If oil prices sustain levels above $100, JPMorgan estimates the S&P 500 could face a correction of roughly 10%, which would drag the index down to around 6,270.

CEO Jamie Dimon reinforced the cautious tone in his April 6 letter, warning that ongoing oil and commodity price shocks could produce stickier inflation than markets currently expect. Dimon suggested interest rates might end up exceeding consensus expectations.

Why the rate hike fear is overdone

The core thesis from JPMorgan’s strategists is that the stock market is bracing for a monetary policy response that may never materialize, at least not in the aggressive form that current pricing implies. Consumer staples and utilities, the two sectors JPMorgan specifically highlighted, tend to outperform during periods of elevated uncertainty, generating steady cash flows and paying reliable dividends.

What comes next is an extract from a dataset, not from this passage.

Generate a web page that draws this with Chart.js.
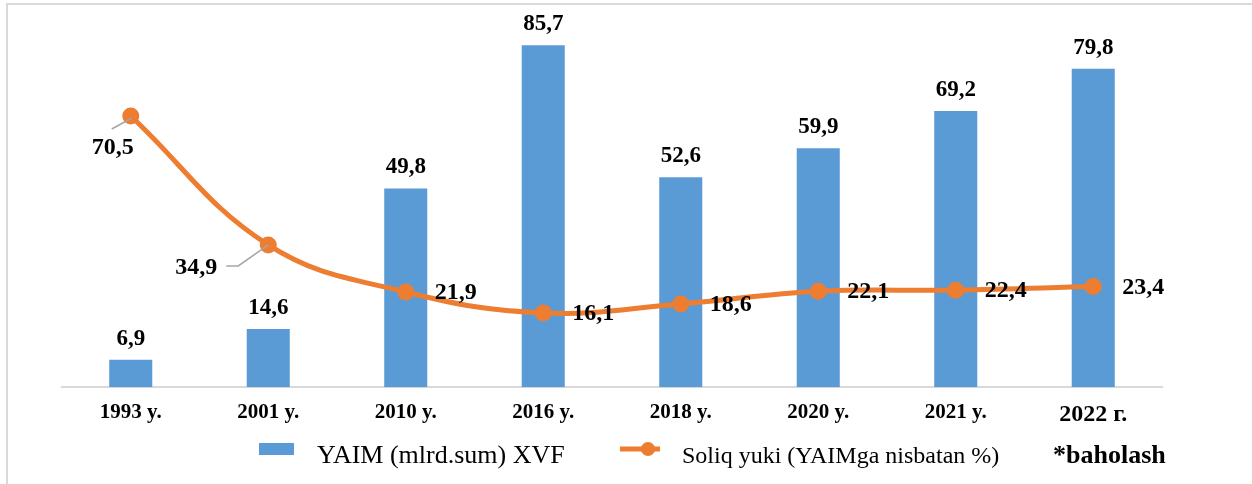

What the Iran conflict changes for investors

The Iran conflict has been the primary catalyst for the oil price surge, including a blockade of the Strait of Hormuz and attacks on energy infrastructure. Major oil shocks, from the 1973 Arab embargo to the 1979 Iranian Revolution to the 1990 Gulf War, have repeatedly served as precursors to economic slowdowns.

The S&P 500 target cut from 7,500 to 7,200 signals something important: despite ongoing turmoil, major equity indices hovered near record highs, raising questions about market valuation that prompted JPMorgan to reassess risks associated with continuing oil price escalations and inflationary impacts.